Hard to work out the number in the shadows of old photos. It would be 25112 as they were numbered 25050 onwards

 

I don't know, Dive. They had a standard grey - very common among most railway companies probably because it was cheaper mass produced stuff for what were workhorses; no need for varnished ginish and attractive lining on a vehicle designed to carry stones, hay, parcels, cattle or cement.... The early H vans were this "normal" grey too (and at least one fitted one was standard green!). Colour photos (and memories) after about 1961 or thereabouts show H vans, palvans, and I'm nearly sure cattle vans, plus of course the then-new goods brake vans, all appearing in a light shade, still to be seen at the end of loose coupled traffic on quite a few wagons which had yet to be repainted brown.

 

The cement bubbles simply had this standard grey all over - in reality (and I remember it extremely well as I saw it every weekday) you might use LMS wagon grey.

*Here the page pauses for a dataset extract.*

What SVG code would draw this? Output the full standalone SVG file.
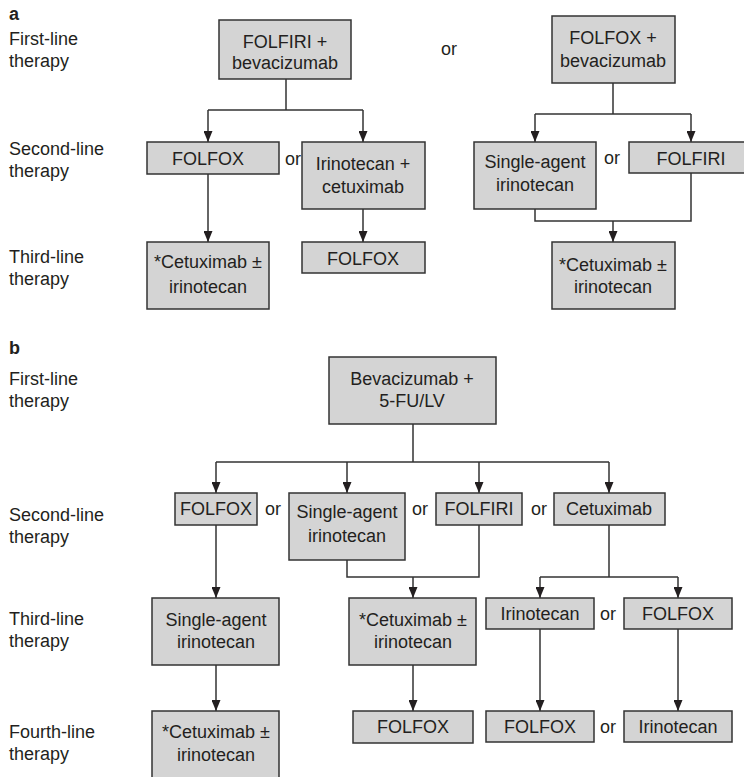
<svg xmlns="http://www.w3.org/2000/svg" width="744" height="777" viewBox="0 0 744 777">
<defs>
<style>
text{font-family:"Liberation Sans",Arial,sans-serif;font-size:18px;fill:#231f20}
.c{text-anchor:middle}
.h{font-weight:bold}
.box{fill:#d4d4d4;stroke:#333;stroke-width:1.5}
.ln{fill:none;stroke:#333;stroke-width:1.5}
</style>
<marker id="ah" viewBox="0 0 11 9" refX="11" refY="4.5" markerWidth="11" markerHeight="9" markerUnits="userSpaceOnUse" orient="auto">
<path d="M0,0 L11,4.5 L0,9 z" fill="#231f20"/>
</marker>
</defs>
<rect width="744" height="777" fill="#fff"/>

<g id="labels">
<text x="9" y="20" class="h">a</text>
<text x="9" y="45">First-line</text>
<text x="9" y="67">therapy</text>
<text x="9" y="155">Second-line</text>
<text x="9" y="177">therapy</text>
<text x="9" y="263">Third-line</text>
<text x="9" y="285">therapy</text>
<text x="9" y="354" class="h">b</text>
<text x="9" y="385">First-line</text>
<text x="9" y="407">therapy</text>
<text x="9" y="521">Second-line</text>
<text x="9" y="543">therapy</text>
<text x="9" y="625">Third-line</text>
<text x="9" y="647">therapy</text>
<text x="9" y="738">Fourth-line</text>
<text x="9" y="760">therapy</text>
<text x="449" y="55" class="c">or</text>
<text x="293" y="165" class="c">or</text>
<text x="612" y="164" class="c">or</text>
<text x="273" y="515" class="c">or</text>
<text x="420" y="515" class="c">or</text>
<text x="539" y="515" class="c">or</text>
<text x="608" y="620" class="c">or</text>
<text x="608" y="733" class="c">or</text>
</g>

<g id="connectors">
<path class="ln" d="M286,79 V110 M208,110 H363"/>
<path class="ln" d="M208,110 V142" marker-end="url(#ah)"/>
<path class="ln" d="M363,110 V142" marker-end="url(#ah)"/>
<path class="ln" d="M208,174 V242" marker-end="url(#ah)"/>
<path class="ln" d="M363,209 V242" marker-end="url(#ah)"/>
<path class="ln" d="M613,83 V114 M535,114 H691"/>
<path class="ln" d="M535,114 V142" marker-end="url(#ah)"/>
<path class="ln" d="M691,114 V142" marker-end="url(#ah)"/>
<path class="ln" d="M535,209 V221 H691 V173"/>
<path class="ln" d="M613,221 V242" marker-end="url(#ah)"/>

<path class="ln" d="M413,424 V462 M216,462 H609"/>
<path class="ln" d="M216,462 V493" marker-end="url(#ah)"/>
<path class="ln" d="M347,462 V493" marker-end="url(#ah)"/>
<path class="ln" d="M479,462 V493" marker-end="url(#ah)"/>
<path class="ln" d="M609,462 V493" marker-end="url(#ah)"/>
<path class="ln" d="M216,525 V598" marker-end="url(#ah)"/>
<path class="ln" d="M347,560 V577 H479 V525"/>
<path class="ln" d="M413,577 V598" marker-end="url(#ah)"/>
<path class="ln" d="M609,525 V577 M540,577 H678"/>
<path class="ln" d="M540,577 V598" marker-end="url(#ah)"/>
<path class="ln" d="M678,577 V598" marker-end="url(#ah)"/>
<path class="ln" d="M216,665 V711" marker-end="url(#ah)"/>
<path class="ln" d="M413,665 V711" marker-end="url(#ah)"/>
<path class="ln" d="M540,629 V711" marker-end="url(#ah)"/>
<path class="ln" d="M678,629 V711" marker-end="url(#ah)"/>
</g>

<g id="a1"><rect class="box" x="219" y="20" width="132" height="59"/><text class="c" x="285" y="48">FOLFIRI +</text><text class="c" x="285" y="69">bevacizumab</text></g>
<g id="a2"><rect class="box" x="552" y="16" width="123" height="67"/><text class="c" x="613" y="44">FOLFOX +</text><text class="c" x="613" y="67">bevacizumab</text></g>
<g id="a3"><rect class="box" x="147" y="142" width="132" height="32"/><text class="c" x="208" y="165">FOLFOX</text></g>
<g id="a4"><rect class="box" x="302" y="142" width="123" height="67"/><text class="c" x="363" y="170">Irinotecan +</text><text class="c" x="363" y="193">cetuximab</text></g>
<g id="a5"><rect class="box" x="474" y="142" width="122" height="67"/><text class="c" x="535" y="168">Single-agent</text><text class="c" x="535" y="191">irinotecan</text></g>
<g id="a6"><rect class="box" x="629" y="142" width="124" height="31"/><text class="c" x="691" y="165">FOLFIRI</text></g>
<g id="a7"><rect class="box" x="147" y="242" width="122" height="67"/><text class="c" x="208" y="268">*Cetuximab ±</text><text class="c" x="208" y="293">irinotecan</text></g>
<g id="a8"><rect class="box" x="302" y="242" width="123" height="31"/><text class="c" x="363" y="265">FOLFOX</text></g>
<g id="a9"><rect class="box" x="552" y="242" width="123" height="67"/><text class="c" x="613" y="271">*Cetuximab ±</text><text class="c" x="613" y="293">irinotecan</text></g>

<g id="b1"><rect class="box" x="329" y="357" width="167" height="67"/><text class="c" x="412" y="385">Bevacizumab +</text><text class="c" x="412" y="407">5-FU/LV</text></g>
<g id="b2"><rect class="box" x="175" y="493" width="82" height="32"/><text class="c" x="216" y="515">FOLFOX</text></g>
<g id="b3"><rect class="box" x="289" y="493" width="116" height="67"/><text class="c" x="347" y="518">Single-agent</text><text class="c" x="347" y="542">irinotecan</text></g>
<g id="b4"><rect class="box" x="436" y="493" width="86" height="32"/><text class="c" x="479" y="515">FOLFIRI</text></g>
<g id="b5"><rect class="box" x="554" y="493" width="111" height="32"/><text class="c" x="609" y="515">Cetuximab</text></g>
<g id="b6"><rect class="box" x="152" y="598" width="127" height="67"/><text class="c" x="216" y="626">Single-agent</text><text class="c" x="216" y="648">irinotecan</text></g>
<g id="b7"><rect class="box" x="349" y="598" width="127" height="67"/><text class="c" x="413" y="626">*Cetuximab ±</text><text class="c" x="413" y="648">irinotecan</text></g>
<g id="b8"><rect class="box" x="486" y="598" width="108" height="31"/><text class="c" x="540" y="620">Irinotecan</text></g>
<g id="b9"><rect class="box" x="624" y="598" width="108" height="31"/><text class="c" x="678" y="620">FOLFOX</text></g>
<g id="b10"><rect class="box" x="152" y="711" width="127" height="67"/><text class="c" x="216" y="738">*Cetuximab ±</text><text class="c" x="216" y="761">irinotecan</text></g>
<g id="b11"><rect class="box" x="353" y="711" width="120" height="32"/><text class="c" x="413" y="733">FOLFOX</text></g>
<g id="b12"><rect class="box" x="486" y="711" width="108" height="31"/><text class="c" x="540" y="733">FOLFOX</text></g>
<g id="b13"><rect class="box" x="624" y="711" width="108" height="31"/><text class="c" x="678" y="733">Irinotecan</text></g>
</svg>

The chassis was grey too, and remained so when they were repainted orange. Once they became cream, the chassis became black.

 

The tops of those do look lighter in the photos, but they're taken on a dull day. There was no variation in the grey from couplings to chassis to tank top.

 

The roundel had a tan surround in these photos, with white lettering. It was the same transfer as used on H vans and palvans. Interestingly, any cattle trucks painted at this time, plus various other types of wagons, had an all-White roundel. I must check this, but from vague memory, newer guards vans had all-White.

 

Talking of guards vans, we see many variations (including in the UFTM) of the wasp stripes on CIE guards vans. There is one version that CIE used, thus if one wishes to have accuracy, all else is incorrect! That is, yellow and black stripes (not white and black); and the stripes were only on the protruding part. The section of bodyside above and below the protruding part was plain black. No older wooden ones ever had these stripes. Like earlier CIE guards vans, they were just plain grey.

 

By the start of the "brown" period, all repainted vans had wasp stripes, with none having a plain brown ducket.